Leaving out every picture, retype the lines below from the top through the one that contains "const neunNsY = [null, 7.09, 9.08, 8.15, 6.88];".

MATERIAL PROVIDED
>> START
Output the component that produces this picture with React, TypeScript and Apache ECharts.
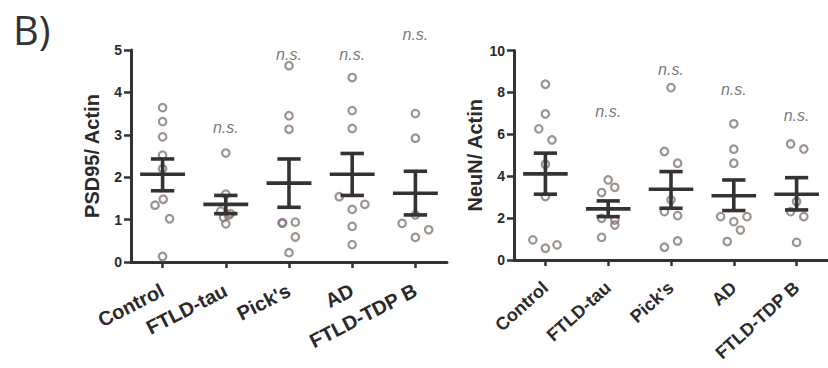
import React, { useEffect, useRef } from "react";
import * as echarts from "echarts";

const categories = ["Control", "FTLD-tau", "Pick's", "AD", "FTLD-TDP B"];

// PSD95 / Actin
const psd95Values = [
  [3.64, 3.31, 2.95, 2.52, 2.2, 1.48, 1.34, 1.02, 0.13],
  [2.57, 1.6, 1.2, 1.14, 1.1, 1.05, 0.9],
  [4.63, 3.45, 3.13, 0.92, 0.92, 0.94, 0.59, 0.22],
  [4.35, 3.57, 3.15, 1.54, 1.36, 1.24, 0.84, 0.41],
  [3.5, 2.92, 1.11, 0.91, 0.58, 0.76],
];
const psd95Jitter = [
  [0, 0, 0, 0, 0, 0.01, -0.12, 0.11, 0],
  [0, 0, -0.08, 0.074, 0.04, -0.035, 0],
  [0, 0, 0, -0.11, -0.1, 0.1, 0.1, 0],
  [0, 0, 0, -0.205, 0.2, 0, 0, 0],
  [0, 0, 0, -0.21, 0, 0.21],
];
const psd95Mean = [2.07, 1.36, 1.86, 2.07, 1.62];
const psd95SemLow = [1.68, 1.14, 1.29, 1.57, 1.11];
const psd95SemHigh = [2.43, 1.57, 2.43, 2.56, 2.14];
const psd95NsY = [null, 3.17, 4.9, 4.9, 5.37];

// NeuN / Actin
const neunValues = [
  [8.39, 6.97, 6.26, 5.73, 4.57, 3.03, 0.96, 0.56, 0.72],
  [3.82, 3.47, 3.22, 1.99, 1.91, 1.67, 1.08],
  [8.23, 5.18, 4.62, 2.87, 2.31, 2.12, 0.91, 0.61],
  [6.5, 5.29, 4.62, 2.07, 2.07, 1.83, 1.43, 0.88],
  [5.54, 5.3, 2.79, 2.31, 2.07, 0.84],
];
const neunJitter = [
  [0, 0, -0.105, 0.105, 0, 0, -0.2, 0, 0.185],
  [0, 0.105, -0.105, -0.105, 0.105, 0.105, -0.105],
  [0, -0.105, 0.105, 0, -0.105, 0.105, 0.105, -0.105],
  [0, 0, 0, -0.21, 0.21, 0, 0.105, -0.105],
  [-0.095, 0.115, 0, -0.095, 0.115, 0],
];
const neunMean = [4.11, 2.44, 3.38, 3.07, 3.14];
const neunSemLow = [3.14, 2.07, 2.47, 2.36, 2.39];
const neunSemHigh = [5.1, 2.82, 4.22, 3.82, 3.93];
const neunNsY = [null, 7.09, 9.08, 8.15, 6.88];

const psd95Ticks = { min: 0, max: 5, interval: 1 };
const neunTicks = { min: 0, max: 10, interval: 2 };

const FONT = "Arial, 'Liberation Sans', sans-serif";
const AXIS_COLOR = "#333333";
const POINT_COLOR = "#877872";

function pointData(values: number[][], jitter: number[][]) {
  const out: number[][] = [];
  values.forEach((grp, i) =>
    grp.forEach((v, j) => out.push([i + (jitter[i][j] || 0), v]))
  );
  return out;
}

function errData(mean: number[], lo: number[], hi: number[]) {
  return mean.map((m, i) => [i, m, lo[i], hi[i]]);
}

function nsData(ns: (number | null)[]) {
  const out: number[][] = [];
  ns.forEach((v, i) => {
    if (v !== null) out.push([i, v]);
  });
  return out;
}

const renderErr = (params: any, api: any) => {
  const x = api.value(0);
  const pm = api.coord([x, api.value(1)]);
  const pl = api.coord([x, api.value(2)]);
  const ph = api.coord([x, api.value(3)]);
  const bw = api.size([1, 0])[0];
  const mh = bw * 0.355;
  const ch = bw * 0.185;
  const style = { stroke: "#333333", lineWidth: 3.6 };
  return {
    type: "group",
    children: [
      { type: "line", shape: { x1: pl[0], y1: pl[1], x2: ph[0], y2: ph[1] }, style },
      { type: "line", shape: { x1: pm[0] - mh, y1: pm[1], x2: pm[0] + mh, y2: pm[1] }, style },
      { type: "line", shape: { x1: pl[0] - ch, y1: pl[1], x2: pl[0] + ch, y2: pl[1] }, style },
      { type: "line", shape: { x1: ph[0] - ch, y1: ph[1], x2: ph[0] + ch, y2: ph[1] }, style },
    ],
  };
};

function catAxis(gridIndex: number, rotate: number, fontSize: number, margin: number) {
  return {
    type: "category",
    gridIndex,
    data: categories,
    boundaryGap: true,
    axisLine: { show: true, lineStyle: { color: AXIS_COLOR, width: 3 } },
    axisTick: { show: true, alignWithLabel: true, length: 6, lineStyle: { color: AXIS_COLOR, width: 2.5 } },
    axisLabel: {
      rotate,
      interval: 0,
      margin,
      color: "#2a2a2a",
      fontFamily: FONT,
      fontWeight: "bold",
      fontSize,
    },
    splitLine: { show: false },
  };
}

function hiddenX(gridIndex: number) {
  return {
    type: "value",
    gridIndex,
    min: -0.5,
    max: 4.5,
    show: false,
    splitLine: { show: false },
  };
}

function valAxis(gridIndex: number, name: string, t: { min: number; max: number; interval: number }) {
  return {
    type: "value",
    gridIndex,
    min: t.min,
    max: t.max,
    interval: t.interval,
    name,
    nameLocation: "middle",
    nameGap: 29,
    nameRotate: 90,
    nameTextStyle: { color: "#2a2a2a", fontFamily: FONT, fontWeight: "bold", fontSize: 20 },
    axisLine: { show: true, onZero: false, lineStyle: { color: AXIS_COLOR, width: 3 } },
    axisTick: { show: true, length: 7, lineStyle: { color: AXIS_COLOR, width: 2.5 } },
    axisLabel: { margin: 9, color: "#2a2a2a", fontFamily: FONT, fontWeight: "bold", fontSize: 14 },
    splitLine: { show: false },
  };
}

function scatterSeries(xAxisIndex: number, yAxisIndex: number, data: number[][]) {
  return {
    type: "scatter",
    xAxisIndex,
    yAxisIndex,
    data,
    symbol: "circle",
    symbolSize: 7.5,
    itemStyle: { color: "rgba(255,255,255,0)", borderColor: POINT_COLOR, borderWidth: 2.2 },
    z: 2,
  };
}

function errSeries(xAxisIndex: number, yAxisIndex: number, data: number[][]) {
  return {
    type: "custom",
    xAxisIndex,
    yAxisIndex,
    data,
    renderItem: renderErr,
    encode: { x: 0, y: [1, 2, 3] },
    z: 3,
  };
}

function nsSeries(xAxisIndex: number, yAxisIndex: number, data: number[][]) {
  return {
    type: "scatter",
    xAxisIndex,
    yAxisIndex,
    data,
    symbolSize: 1,
    clip: false,
    itemStyle: { color: "rgba(0,0,0,0)" },
    label: {
      show: true,
      position: "inside",
      formatter: "n.s.",
      color: "#555555",
      fontFamily: FONT,
      fontStyle: "italic",
      fontSize: 16,
    },
    z: 4,
  };
}

export default function App() {
  const ref = useRef<HTMLDivElement>(null);
  useEffect(() => {
    if (!ref.current) return;
    const chart = echarts.init(ref.current, undefined, { renderer: "svg" });
    chart.setOption({
      animation: false,
      backgroundColor: "#ffffff",
      grid: [
        { left: 131, top: 50, width: 316, height: 212, containLabel: false },
        { left: 514, top: 50.5, width: 316, height: 209.5, containLabel: false },
      ],
      xAxis: [catAxis(0, 27, 20, 27), catAxis(1, 42, 18, 25), hiddenX(0), hiddenX(1)],
      yAxis: [valAxis(0, "PSD95/ Actin", psd95Ticks), valAxis(1, "NeuN/ Actin", neunTicks)],
      graphic: [
        {
          type: "text",
          left: 13,
          top: 9,
          style: { text: "B)", fontFamily: "'Open Sans', sans-serif", fontSize: 40, fill: "#333333" },
        },
      ],
      series: [
        scatterSeries(2, 0, pointData(psd95Values, psd95Jitter)),
        errSeries(0, 0, errData(psd95Mean, psd95SemLow, psd95SemHigh)),
        nsSeries(0, 0, nsData(psd95NsY)),
        scatterSeries(3, 1, pointData(neunValues, neunJitter)),
        errSeries(1, 1, errData(neunMean, neunSemLow, neunSemHigh)),
        nsSeries(1, 1, nsData(neunNsY)),
      ],
    });
    return () => chart.dispose();
  }, []);
  return (
    <div
      ref={ref}
      style={{ position: "fixed", left: 0, top: 0, width: 828, height: 368, background: "#fff" }}
    />
  );
}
>> END
RESULT OF THIS EXERCISE
Output the component that produces this picture with React, TypeScript and Apache ECharts.
import React, { useEffect, useRef } from "react";
import * as echarts from "echarts";

const categories = ["Control", "FTLD-tau", "Pick's", "AD", "FTLD-TDP B"];

// PSD95 / Actin
const psd95Values = [
  [3.64, 3.31, 2.95, 2.52, 2.2, 1.48, 1.34, 1.02, 0.13],
  [2.57, 1.6, 1.2, 1.14, 1.1, 1.05, 0.9],
  [4.63, 3.45, 3.13, 0.92, 0.92, 0.94, 0.59, 0.22],
  [4.35, 3.57, 3.15, 1.54, 1.36, 1.24, 0.84, 0.41],
  [3.5, 2.92, 1.11, 0.91, 0.58, 0.76],
];
const psd95Jitter = [
  [0, 0, 0, 0, 0, 0.01, -0.12, 0.11, 0],
  [0, 0, -0.08, 0.074, 0.04, -0.035, 0],
  [0, 0, 0, -0.11, -0.1, 0.1, 0.1, 0],
  [0, 0, 0, -0.205, 0.2, 0, 0, 0],
  [0, 0, 0, -0.21, 0, 0.21],
];
const psd95Mean = [2.07, 1.36, 1.86, 2.07, 1.62];
const psd95SemLow = [1.68, 1.14, 1.29, 1.57, 1.11];
const psd95SemHigh = [2.43, 1.57, 2.43, 2.56, 2.14];
const psd95NsY = [null, 3.17, 4.9, 4.9, 5.37];

// NeuN / Actin
const neunValues = [
  [8.39, 6.97, 6.26, 5.73, 4.57, 3.03, 0.96, 0.56, 0.72],
  [3.82, 3.47, 3.22, 1.99, 1.91, 1.67, 1.08],
  [8.23, 5.18, 4.62, 2.87, 2.31, 2.12, 0.91, 0.61],
  [6.5, 5.29, 4.62, 2.07, 2.07, 1.83, 1.43, 0.88],
  [5.54, 5.3, 2.79, 2.31, 2.07, 0.84],
];
const neunJitter = [
  [0, 0, -0.105, 0.105, 0, 0, -0.2, 0, 0.185],
  [0, 0.105, -0.105, -0.105, 0.105, 0.105, -0.105],
  [0, -0.105, 0.105, 0, -0.105, 0.105, 0.105, -0.105],
  [0, 0, 0, -0.21, 0.21, 0, 0.105, -0.105],
  [-0.095, 0.115, 0, -0.095, 0.115, 0],
];
const neunMean = [4.11, 2.44, 3.38, 3.07, 3.14];
const neunSemLow = [3.14, 2.07, 2.47, 2.36, 2.39];
const neunSemHigh = [5.1, 2.82, 4.22, 3.82, 3.93];
const neunNsY = [null, 7.09, 9.08, 8.15, 6.88];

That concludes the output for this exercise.